- [EXERCISE DIRECTIONS]:
Starting with the first line of the data below, copy each line up to and including the one containing "fontsize=21, color='black')". Pictures stay out.

─── AVAILABLE DATA

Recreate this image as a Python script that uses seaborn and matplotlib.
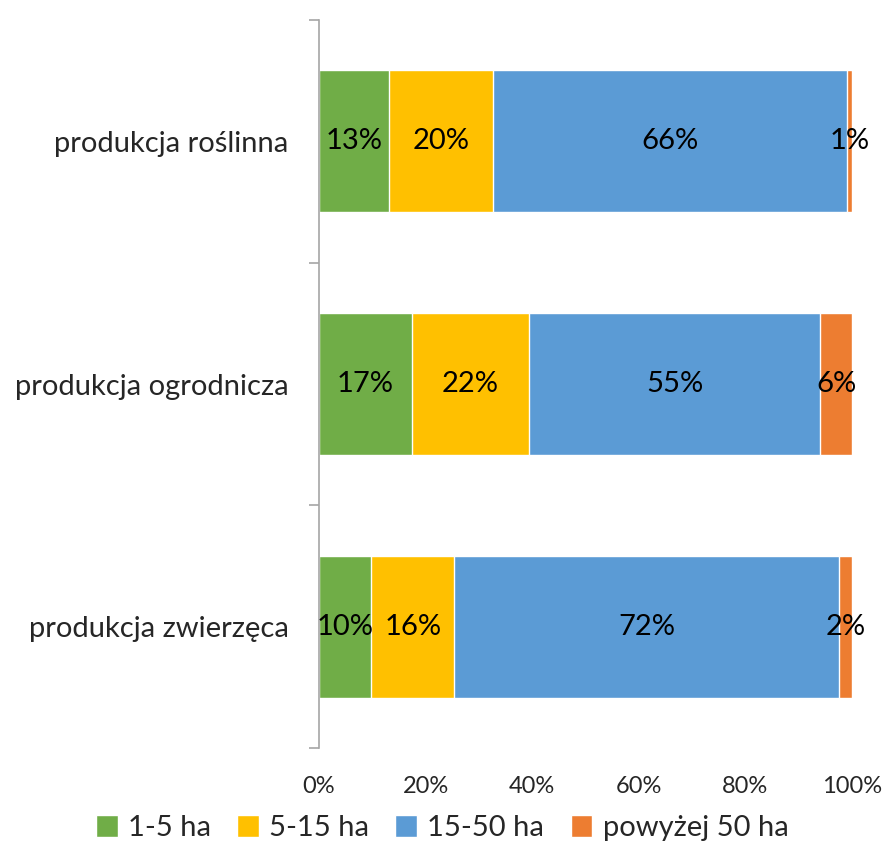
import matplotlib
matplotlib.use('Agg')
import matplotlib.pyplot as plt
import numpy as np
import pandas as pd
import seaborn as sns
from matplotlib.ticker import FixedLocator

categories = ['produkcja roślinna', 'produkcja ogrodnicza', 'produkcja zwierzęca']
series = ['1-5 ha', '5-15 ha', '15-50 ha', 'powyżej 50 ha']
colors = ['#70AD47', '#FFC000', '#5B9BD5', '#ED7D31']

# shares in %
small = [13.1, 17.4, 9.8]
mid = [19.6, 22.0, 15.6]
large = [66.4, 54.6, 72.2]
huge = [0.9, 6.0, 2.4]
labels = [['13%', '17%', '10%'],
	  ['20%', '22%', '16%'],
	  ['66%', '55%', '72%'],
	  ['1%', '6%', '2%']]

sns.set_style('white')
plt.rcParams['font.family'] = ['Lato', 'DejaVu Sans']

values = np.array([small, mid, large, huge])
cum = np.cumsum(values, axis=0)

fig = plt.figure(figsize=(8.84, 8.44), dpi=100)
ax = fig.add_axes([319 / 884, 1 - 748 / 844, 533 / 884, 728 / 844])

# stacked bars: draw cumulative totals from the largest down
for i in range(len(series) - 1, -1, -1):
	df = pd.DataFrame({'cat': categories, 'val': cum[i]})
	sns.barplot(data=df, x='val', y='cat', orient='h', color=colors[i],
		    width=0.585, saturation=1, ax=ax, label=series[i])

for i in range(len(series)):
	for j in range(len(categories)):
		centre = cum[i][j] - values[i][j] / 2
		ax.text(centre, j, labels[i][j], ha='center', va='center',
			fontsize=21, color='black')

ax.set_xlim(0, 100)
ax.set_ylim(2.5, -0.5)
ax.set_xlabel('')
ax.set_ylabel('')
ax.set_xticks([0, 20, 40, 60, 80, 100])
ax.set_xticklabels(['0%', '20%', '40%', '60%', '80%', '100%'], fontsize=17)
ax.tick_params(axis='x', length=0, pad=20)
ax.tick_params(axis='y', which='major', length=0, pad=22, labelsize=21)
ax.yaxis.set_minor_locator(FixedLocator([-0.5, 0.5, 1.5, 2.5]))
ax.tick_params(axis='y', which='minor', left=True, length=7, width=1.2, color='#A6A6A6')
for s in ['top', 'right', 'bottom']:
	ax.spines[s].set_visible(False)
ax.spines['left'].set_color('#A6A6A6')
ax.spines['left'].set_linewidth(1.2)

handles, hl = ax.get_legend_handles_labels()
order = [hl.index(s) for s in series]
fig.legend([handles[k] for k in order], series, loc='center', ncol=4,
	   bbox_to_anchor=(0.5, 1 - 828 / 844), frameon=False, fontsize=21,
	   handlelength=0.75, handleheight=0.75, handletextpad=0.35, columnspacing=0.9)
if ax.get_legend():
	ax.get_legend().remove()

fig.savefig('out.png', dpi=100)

──────

- [EXERCISE OUTPUT]:
Recreate this image as a Python script that uses seaborn and matplotlib.
import matplotlib
matplotlib.use('Agg')
import matplotlib.pyplot as plt
import numpy as np
import pandas as pd
import seaborn as sns
from matplotlib.ticker import FixedLocator

categories = ['produkcja roślinna', 'produkcja ogrodnicza', 'produkcja zwierzęca']
series = ['1-5 ha', '5-15 ha', '15-50 ha', 'powyżej 50 ha']
colors = ['#70AD47', '#FFC000', '#5B9BD5', '#ED7D31']

# shares in %
small = [13.1, 17.4, 9.8]
mid = [19.6, 22.0, 15.6]
large = [66.4, 54.6, 72.2]
huge = [0.9, 6.0, 2.4]
labels = [['13%', '17%', '10%'],
	  ['20%', '22%', '16%'],
	  ['66%', '55%', '72%'],
	  ['1%', '6%', '2%']]

sns.set_style('white')
plt.rcParams['font.family'] = ['Lato', 'DejaVu Sans']

values = np.array([small, mid, large, huge])
cum = np.cumsum(values, axis=0)

fig = plt.figure(figsize=(8.84, 8.44), dpi=100)
ax = fig.add_axes([319 / 884, 1 - 748 / 844, 533 / 884, 728 / 844])

# stacked bars: draw cumulative totals from the largest down
for i in range(len(series) - 1, -1, -1):
	df = pd.DataFrame({'cat': categories, 'val': cum[i]})
	sns.barplot(data=df, x='val', y='cat', orient='h', color=colors[i],
		    width=0.585, saturation=1, ax=ax, label=series[i])

for i in range(len(series)):
	for j in range(len(categories)):
		centre = cum[i][j] - values[i][j] / 2
		ax.text(centre, j, labels[i][j], ha='center', va='center',
			fontsize=21, color='black')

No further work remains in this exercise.